*sammylady37 It seems that you're the one worried about a childish idea of fairness, you seem upset about the idea that you shouldn't hoard assets and then maintain control of them after your death when you don't need them anymore. It reminds me of my child, many years ago when he was about 10, when he threw a tantrum about donating some toys he'd outgrown. We donated them anyway.
The idea that people deserve to hoard more than they need in this life and that they then deserve to control that hoard after they're dead, to enrich other people who didn't earn it or to punish other people from the grave, is abhorrent. It's not about fairness, it's about avarice, greed, cruelty, and stupidity. Unearned wealth and the rich/poor divide is at the root of every evil in society*
Living in your own home and keeping your savings in case you need them in the future is ‘hoarding’ now?
And it’s not about ‘maintaining control’ of my assets after my death. It’s about how I initially want my assets distributed. In my case, I’ll leave significant assets to niece A and none to niece B. I have a close, warm, deep relationship with niece A. I see niece B at funerals/weddings and tbh I suspect she’d struggle to pick me out of a line up. So, I’d like some of my assets to go to niece A and none of them to go to niece B. Why would I want to give her money/other assets? We’re practically strangers. In the last ten years we’ve seen each other three times. I get on better with my postman than I do with her, and see him more often! So yes, my will is unfair but I see no reason why it should be fair and I find it abhorrent and frankly disgusting that some think this niece B should have an automatic entitlement to my assets after my death simply because we are related. Insisting on ‘fairness’ in circumstances such as these is childish, among many other things.
And, once niece A inherits from me, she can do whatever she wants to do with what she gets. I don’t want to maintain control at that point. The assets will then be hers to do with as she wishes. She may decide to share with niece B, which would be fine as that’s her choice. My issue is with the choice being taken from me at the point I’m divesting myself of my assets.
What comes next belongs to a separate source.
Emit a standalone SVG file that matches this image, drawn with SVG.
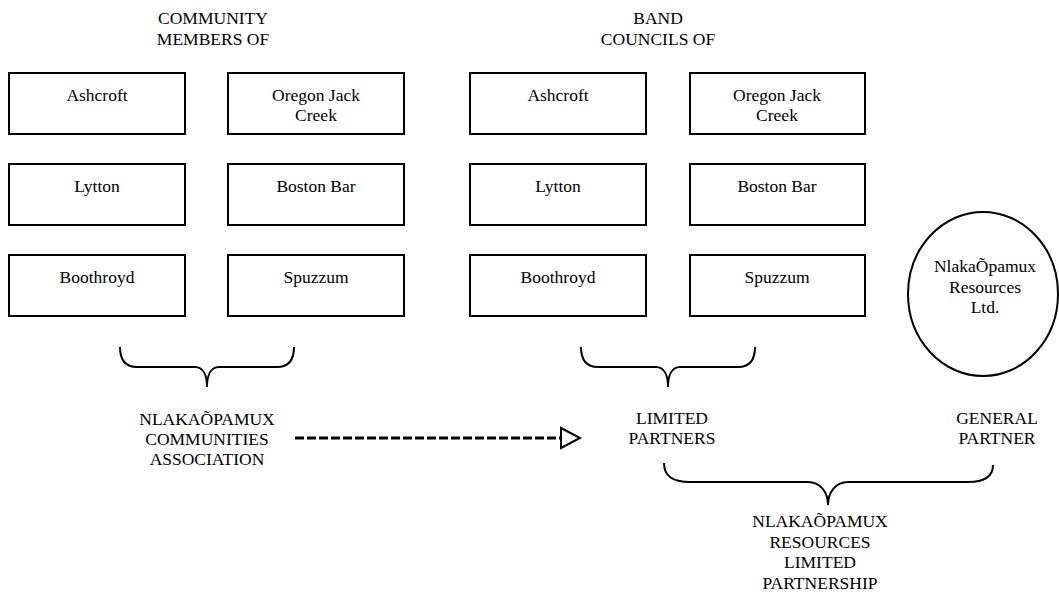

It’s not about ‘punishing’ niece B. It’s about acknowledging and respecting the relationship with niece A. Frankly, I don’t care enough about niece B to want to hurt or punish her. My will is about acknowledging those I’m close to. Others I’m not close to are obviously excluded but the mindset I sat down with was “who would I like to leave something to?” not “who do I want to exclude?”.
And lastly, you think unearned wealth and the rich/poor divide is at the root of “every evil” in society? Every evil? Really?